**PROBLEM STATEMENT**
Reproduce exactly the lines below, from the first one through the line containing "const yTitle = 'Profits growth';", and omit any pictures.

**COLLECTED MATERIAL**
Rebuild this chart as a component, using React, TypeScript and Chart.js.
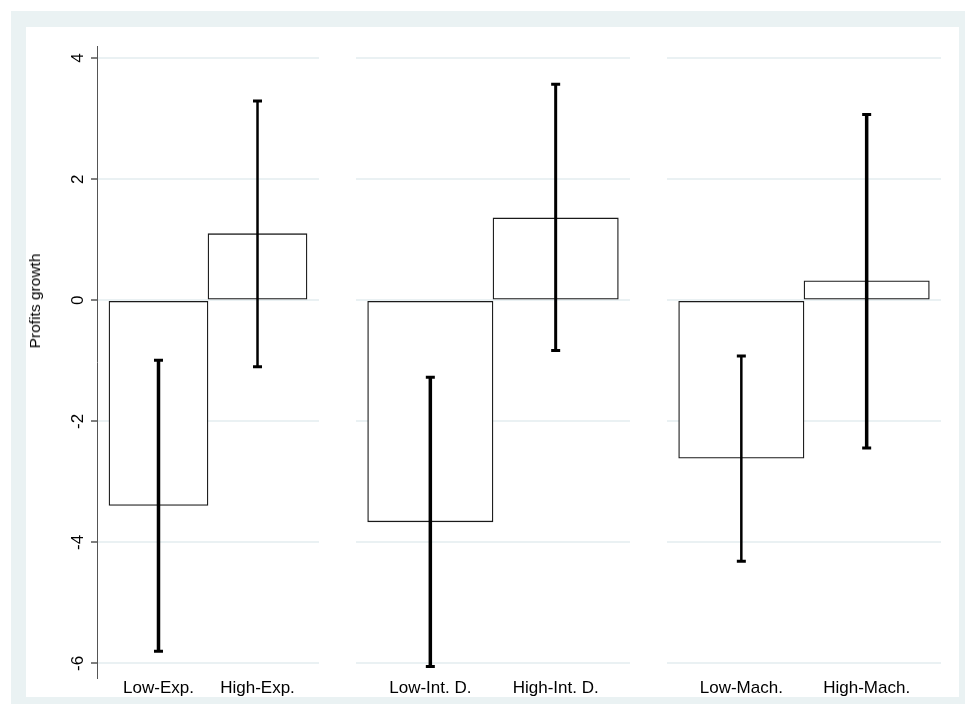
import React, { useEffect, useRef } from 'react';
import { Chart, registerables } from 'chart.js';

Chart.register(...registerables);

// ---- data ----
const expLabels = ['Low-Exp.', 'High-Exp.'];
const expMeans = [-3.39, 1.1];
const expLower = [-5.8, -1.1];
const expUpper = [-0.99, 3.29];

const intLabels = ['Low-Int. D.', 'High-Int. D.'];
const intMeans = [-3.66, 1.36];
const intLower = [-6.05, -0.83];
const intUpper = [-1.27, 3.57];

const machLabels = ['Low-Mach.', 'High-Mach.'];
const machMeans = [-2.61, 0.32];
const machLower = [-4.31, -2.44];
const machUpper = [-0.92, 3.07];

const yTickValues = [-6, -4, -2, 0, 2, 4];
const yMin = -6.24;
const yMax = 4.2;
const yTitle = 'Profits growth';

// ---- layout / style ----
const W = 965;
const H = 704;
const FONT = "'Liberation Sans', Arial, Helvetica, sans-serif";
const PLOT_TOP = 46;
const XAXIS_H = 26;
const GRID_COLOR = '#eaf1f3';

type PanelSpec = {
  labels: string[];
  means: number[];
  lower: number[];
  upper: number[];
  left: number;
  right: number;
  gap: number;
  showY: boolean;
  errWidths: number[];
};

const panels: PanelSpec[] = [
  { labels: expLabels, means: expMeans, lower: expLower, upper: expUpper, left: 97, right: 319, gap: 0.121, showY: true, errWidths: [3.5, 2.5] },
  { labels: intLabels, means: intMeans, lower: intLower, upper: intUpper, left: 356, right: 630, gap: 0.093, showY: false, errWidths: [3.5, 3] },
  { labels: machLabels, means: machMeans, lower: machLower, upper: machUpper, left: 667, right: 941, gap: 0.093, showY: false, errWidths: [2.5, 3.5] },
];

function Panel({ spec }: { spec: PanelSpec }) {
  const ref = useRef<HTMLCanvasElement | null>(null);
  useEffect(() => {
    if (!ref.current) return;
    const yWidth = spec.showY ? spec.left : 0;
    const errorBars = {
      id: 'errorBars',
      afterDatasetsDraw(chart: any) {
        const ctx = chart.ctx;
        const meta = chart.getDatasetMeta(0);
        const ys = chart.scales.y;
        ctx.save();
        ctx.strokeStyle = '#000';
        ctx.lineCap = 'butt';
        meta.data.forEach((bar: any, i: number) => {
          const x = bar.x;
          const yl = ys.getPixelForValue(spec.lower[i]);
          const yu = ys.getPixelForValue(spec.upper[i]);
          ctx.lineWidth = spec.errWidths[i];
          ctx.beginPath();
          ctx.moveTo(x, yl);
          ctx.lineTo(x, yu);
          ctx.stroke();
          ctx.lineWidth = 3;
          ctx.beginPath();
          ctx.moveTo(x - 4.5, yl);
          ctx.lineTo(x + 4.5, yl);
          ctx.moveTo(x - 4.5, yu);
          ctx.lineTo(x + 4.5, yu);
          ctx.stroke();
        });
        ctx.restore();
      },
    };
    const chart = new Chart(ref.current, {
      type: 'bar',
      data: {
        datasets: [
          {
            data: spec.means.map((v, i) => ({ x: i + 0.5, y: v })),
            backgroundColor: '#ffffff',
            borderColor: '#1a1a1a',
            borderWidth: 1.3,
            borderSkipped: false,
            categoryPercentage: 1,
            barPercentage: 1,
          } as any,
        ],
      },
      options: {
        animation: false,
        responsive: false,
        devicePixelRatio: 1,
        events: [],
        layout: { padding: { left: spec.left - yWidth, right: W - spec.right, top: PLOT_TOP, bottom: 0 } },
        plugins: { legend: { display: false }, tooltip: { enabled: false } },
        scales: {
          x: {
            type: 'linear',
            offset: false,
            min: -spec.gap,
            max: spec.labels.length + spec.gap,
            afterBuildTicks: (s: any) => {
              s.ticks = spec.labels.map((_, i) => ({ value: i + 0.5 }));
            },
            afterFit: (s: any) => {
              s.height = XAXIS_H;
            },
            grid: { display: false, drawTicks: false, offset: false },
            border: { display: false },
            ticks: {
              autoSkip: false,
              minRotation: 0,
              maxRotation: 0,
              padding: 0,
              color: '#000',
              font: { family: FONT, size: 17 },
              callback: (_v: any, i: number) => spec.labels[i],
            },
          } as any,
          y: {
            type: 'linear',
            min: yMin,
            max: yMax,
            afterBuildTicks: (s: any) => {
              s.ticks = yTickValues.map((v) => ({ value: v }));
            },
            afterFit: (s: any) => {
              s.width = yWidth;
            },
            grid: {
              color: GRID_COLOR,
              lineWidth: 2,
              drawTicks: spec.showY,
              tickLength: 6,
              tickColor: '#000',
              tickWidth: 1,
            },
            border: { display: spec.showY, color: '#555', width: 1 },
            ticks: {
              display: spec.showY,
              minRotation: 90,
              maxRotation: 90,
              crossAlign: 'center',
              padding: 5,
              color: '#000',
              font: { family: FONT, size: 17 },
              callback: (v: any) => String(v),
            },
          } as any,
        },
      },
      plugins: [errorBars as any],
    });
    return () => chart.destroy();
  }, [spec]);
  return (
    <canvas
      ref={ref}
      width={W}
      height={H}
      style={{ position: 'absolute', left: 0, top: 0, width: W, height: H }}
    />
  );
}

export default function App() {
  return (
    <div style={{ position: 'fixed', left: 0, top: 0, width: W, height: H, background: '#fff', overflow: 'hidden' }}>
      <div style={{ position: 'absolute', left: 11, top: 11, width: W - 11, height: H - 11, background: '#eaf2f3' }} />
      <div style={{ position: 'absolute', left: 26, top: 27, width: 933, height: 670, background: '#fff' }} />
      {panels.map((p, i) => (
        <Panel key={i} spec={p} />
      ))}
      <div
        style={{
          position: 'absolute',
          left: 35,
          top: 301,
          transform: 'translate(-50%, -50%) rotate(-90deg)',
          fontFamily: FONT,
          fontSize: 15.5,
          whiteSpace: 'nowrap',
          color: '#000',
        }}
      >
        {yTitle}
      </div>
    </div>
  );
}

**FULL ANSWER**
Rebuild this chart as a component, using React, TypeScript and Chart.js.
import React, { useEffect, useRef } from 'react';
import { Chart, registerables } from 'chart.js';

Chart.register(...registerables);

// ---- data ----
const expLabels = ['Low-Exp.', 'High-Exp.'];
const expMeans = [-3.39, 1.1];
const expLower = [-5.8, -1.1];
const expUpper = [-0.99, 3.29];

const intLabels = ['Low-Int. D.', 'High-Int. D.'];
const intMeans = [-3.66, 1.36];
const intLower = [-6.05, -0.83];
const intUpper = [-1.27, 3.57];

const machLabels = ['Low-Mach.', 'High-Mach.'];
const machMeans = [-2.61, 0.32];
const machLower = [-4.31, -2.44];
const machUpper = [-0.92, 3.07];

const yTickValues = [-6, -4, -2, 0, 2, 4];
const yMin = -6.24;
const yMax = 4.2;
const yTitle = 'Profits growth';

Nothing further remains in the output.